Молодой князь Феликс Юсупов в конце 1910-х годов, после гибели брата на дуэли, оказался единственным наследником огромного состояния и стал мечтать о роли мецената: «Хотел я превратить Архангельское в художественный центр, выстроив в окрестностях усадьбы жилища в едином стиле для художников, музыкантов, артистов, писателей. Была б у них там своя академия искусств, консерватория, театр… В Москве и Петербурге мы имели дома, в которых не жили. Я мог бы сделать из них больницы, клиники, приюты для стариков. А в петербургском на Мойке и московском… – создал бы музей с лучшими вещами из наших коллекций. В крымском и кавказском имениях открыл бы санатории. Одну-две комнаты от всех домов и усадеб оставил бы самому себе. Земли пошли бы крестьянам, заводы и фабрики стали бы акционерными компаниями…»
Но возвышенные планы не были поняты родителями. Молодому человеку напомнили, что он последний в роду Юсуповых, что он должен жениться и готовить себя к роли столпа общества в его старом понимании, то есть оставаться привилегированным собственником. Иными словами, продолжать быть «конкистадором» в собственной стране. «Матушку я убедить не смог. Спор наш ее только расстраивал, и спорить я перестал», – заключает Юсупов в мемуарах, написанных уже в эмиграции, когда почти все приведенные выше планы были осуществлены советской властью. Нельзя исключать, что сама эта мысль могла появиться у князя задним числом, замечает современный исследователь.
Вспоминая Ивана Пнина, о котором шла речь в начале главы, скажем, что российская элита осознанно предпочла роль «обладателей», а не «правителей». Причем выбор этот делался не в какой-то одной ситуации. Это был много раз подтверждавшийся выбор – в разные эпохи, разными правителями.
То, что собственность в нашей культуре не стала результатом развития общего права или либеральной традиции, а была дарована российскому высшему сословию сверху, – очень важное обстоятельство. «Особенность России в том, что первым человеком, продвигавшим представления о собственности в политической и интеллектуальной сфере, была правительница империи, – пишет историк Екатерина Правилова. – Насколько можно судить, императрица скорее видела в собственности дар, а не ответственность, привилегию, а не естественное право».
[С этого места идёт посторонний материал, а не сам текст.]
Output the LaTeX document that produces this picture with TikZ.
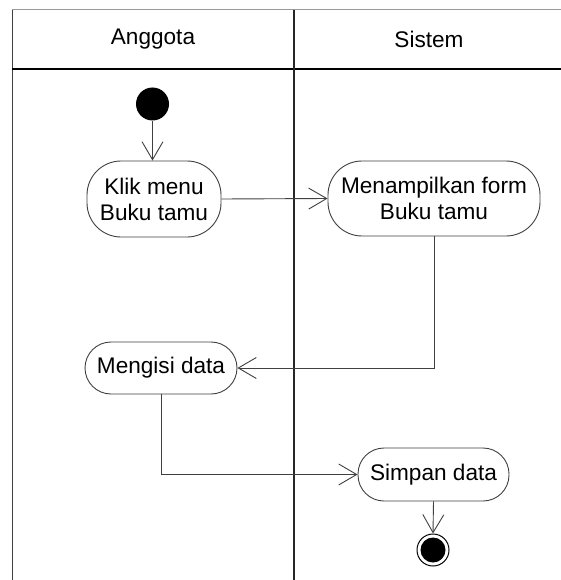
\documentclass[tikz,border=0pt]{standalone}
\usepackage{fontspec}
\setmainfont{Liberation Sans}
\usetikzlibrary{arrows.meta}
\definecolor{linegray}{HTML}{404040}
\tikzset{
  act/.style={draw=linegray, line width=0.9pt, rounded corners=34pt, align=center,
    font=\fontsize{22.6}{26}\selectfont, inner sep=0pt, fill=white},
  flow/.style={draw=linegray, line width=0.9pt, -{Straight Barb[length=18pt,width=21pt,line width=0.9pt]}},
  lanehead/.style={font=\fontsize{22.6}{26}\selectfont, inner sep=0pt},
}
\begin{document}
\begin{tikzpicture}[x=1pt,y=-1pt]
\useasboundingbox (0,0) rectangle (561,580);
\fill[white] (0,0) rectangle (561,580);
% swimlane frame
\draw[draw=gray!80, line width=1pt] (12,10) -- (561,10);
\draw[draw=linegray, line width=1pt] (12,10) -- (12,580);
\draw[draw=black, line width=2pt] (12,69) -- (561,69);
\draw[draw=black!85, line width=1.4pt] (294,10) -- (294,580);
\node[lanehead] (laneA) at (153,39) {Anggota};
\node[lanehead] (laneB) at (429,39) {Sistem};
% nodes
\node[circle, fill=black, minimum size=33pt, inner sep=0pt] (start) at (152.5,104) {};
\node[act, minimum width=134pt, minimum height=76pt] (klik) at (154,199) {Klik menu\\Buku tamu};
\node[act, minimum width=212pt, minimum height=75pt] (tampil) at (434,198.5) {Menampilkan form\\Buku tamu};
\node[act, minimum width=152pt, minimum height=52pt, rounded corners=26pt] (isi) at (161,368) {Mengisi data};
\node[act, minimum width=151pt, minimum height=53pt, rounded corners=26pt] (simpan) at (433.5,474.5) {Simpan data};
\node[circle, draw=black, line width=1pt, fill=white, minimum size=32pt, inner sep=0pt] (final) at (433,550) {};
\node[circle, fill=black, minimum size=25pt, inner sep=0pt] (finalin) at (final.center) {};
% connectors
\draw[flow] (start) -- (start |- klik.north);
\draw[flow] (klik.east) -- (tampil.west);
\draw[flow] (tampil.south) |- (isi.east);
\draw[flow] (isi.south) |- (simpan.west);
\draw[flow] (simpan.south) -- (final.north);
\end{tikzpicture}
\end{document}
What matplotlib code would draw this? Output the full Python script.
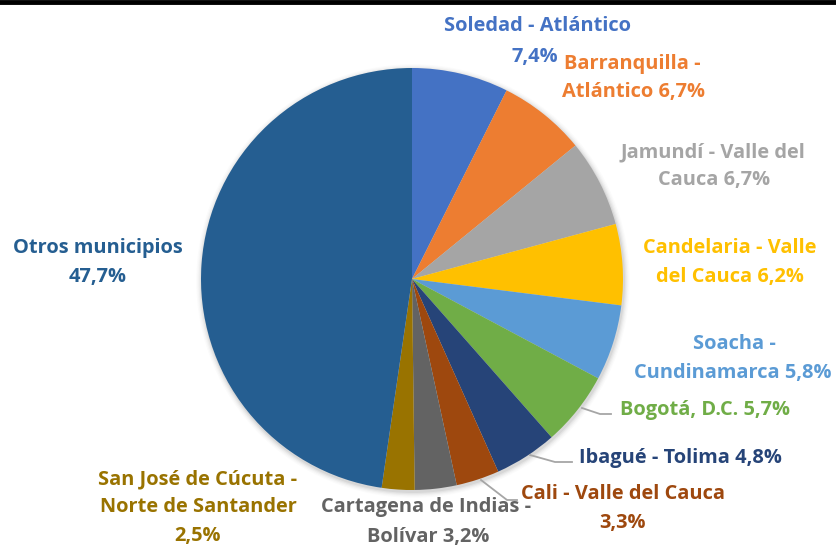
import matplotlib
matplotlib.use("Agg")
import matplotlib.pyplot as plt
from matplotlib.patches import Circle

# ---- data ----
municipios = ["Soledad - Atlántico", "Barranquilla - Atlántico", "Jamundí - Valle del Cauca",
              "Candelaria - Valle del Cauca", "Soacha - Cundinamarca", "Bogotá, D.C.",
              "Ibagué - Tolima", "Cali - Valle del Cauca", "Cartagena de Indias - Bolívar",
              "San José de Cúcuta - Norte de Santander", "Otros municipios"]
porcentajes = [7.4, 6.7, 6.7, 6.2, 5.8, 5.7, 4.8, 3.3, 3.2, 2.5, 47.7]
etiquetas = ["Soledad - Atlántico\n{}", "Barranquilla -\nAtlántico {}", "Jamundí - Valle del\nCauca {}",
             "Candelaria - Valle\ndel Cauca {}", "Soacha -\nCundinamarca {}", "Bogotá, D.C. {}",
             "Ibagué - Tolima {}", "Cali - Valle del Cauca\n{}", "Cartagena de Indias -\nBolívar {}",
             "San José de Cúcuta -\nNorte de Santander\n{}", "Otros municipios\n{}"]
colores = ["#4472C4", "#ED7D31", "#A5A5A5", "#FFC000", "#5B9BD5", "#70AD47",
           "#264478", "#9E480E", "#636363", "#997300", "#255E91"]

W, H = 836, 546
fig = plt.figure(figsize=(W / 100, H / 100), dpi=100)
ax = fig.add_axes([0, 0, 1, 1])

def py(y):
    return H - y

cx, cy, r = 412, py(279), 211

# soft shadow
for i, a in enumerate([0.05, 0.04, 0.03, 0.02, 0.015]):
    ax.add_patch(Circle((cx + 1, cy - 2), r + 1 + i * 1.2, color="#000000", alpha=a, lw=0, zorder=0))

ax.pie(porcentajes, colors=colores, startangle=90, counterclock=False,
       center=(cx, cy), radius=r, frame=True,
       wedgeprops=dict(linewidth=0, zorder=2))
ax.set_xlim(0, W)
ax.set_ylim(0, H)
ax.set_aspect("equal")
ax.axis("off")

# per-line label positions (pixel x center, y centers of each line)
pos = [
    ([538, 535], [24, 55]),
    ([632, 633], [62, 90]),
    ([713, 714], [150, 178]),
    ([730, 730], [246, 275]),
    ([734, 733], [342, 371]),
    ([705], [408]),
    ([680], [456]),
    ([623, 623], [492, 521]),
    ([426, 428], [505, 535]),
    ([198, 198, 198], [477, 505, 534]),
    ([98, 98], [246, 275]),
]

for lab, v, col, (xs, ys) in zip(etiquetas, porcentajes, colores, pos):
    txt = lab.format(f"{v:.1f}%".replace(".", ","))
    for line, x, y in zip(txt.split("\n"), xs, ys):
        ax.text(x, py(y + 2), line, color=col, ha="center", va="center", fontsize=14.4,
                fontweight="bold", family=["Open Sans", "DejaVu Sans"], zorder=5)

# leader lines
leaders = [
    [(582, 408), (600, 414), (611, 414)],
    [(530, 455), (555, 462), (572, 462)],
    [(481, 480), (507, 500), (517, 500)],
]
for pts in leaders:
    ax.plot([p[0] for p in pts], [py(p[1]) for p in pts], color="#A6A6A6", lw=1.3, zorder=3)

# top border
fig.add_artist(plt.Line2D([0, 1], [1 - 1.5 / H, 1 - 1.5 / H], color="black", lw=3.5,
                          transform=fig.transFigure))

fig.savefig("out.png", dpi=100, facecolor="white")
Как известно, Екатерина II вместе с правом собственности для дворянства ввела в обиход и слово «собственность». Но перед нами не право, отвоеванное в ходе торга или конфликта. Перед нами – делегирование. Право собственности, дарованное императором, было, по сути, приватизацией государственной власти на местах. Сокращая расходы казны и обязательства центрального правительства, власть отдавала собственникам то, чем все равно не могла управлять.
На Западе защита права собственности исторически была основой для защиты гражданских и политических прав в широком смысле. Обе эти правовые сферы были, так сказать, одного поля ягоды. В России же собственность и гражданственность произрастали на разных полях. Права собственности защищало правительство, а гражданские права отстаивали те, кто с правительством боролся. Само понятие частной собственности ассоциировалось с судьбой царского государства, которое в глазах оппозиционно настроенной части общества было причиной всеобщего бесправия.
Самодержавие и собственность, существующие в системе, которая была основана на сословном праве и общинном землевладении, оказались глубоко увязанными между собой принципами. Они не создавали напряжения, противореча один другому и укрепляя тем самым «третью силу» – сообщество граждан.
Частная собственность была проектом власти. Альтернативного проекта, включавшего бы в себя частнособственническую идеологию, ни одна из популярных накануне революции политических сил предложить не могла. Отказ от самодержавия в 1917 году не привел к формированию в России республиканского устройства, власть начала работать над новым проектом.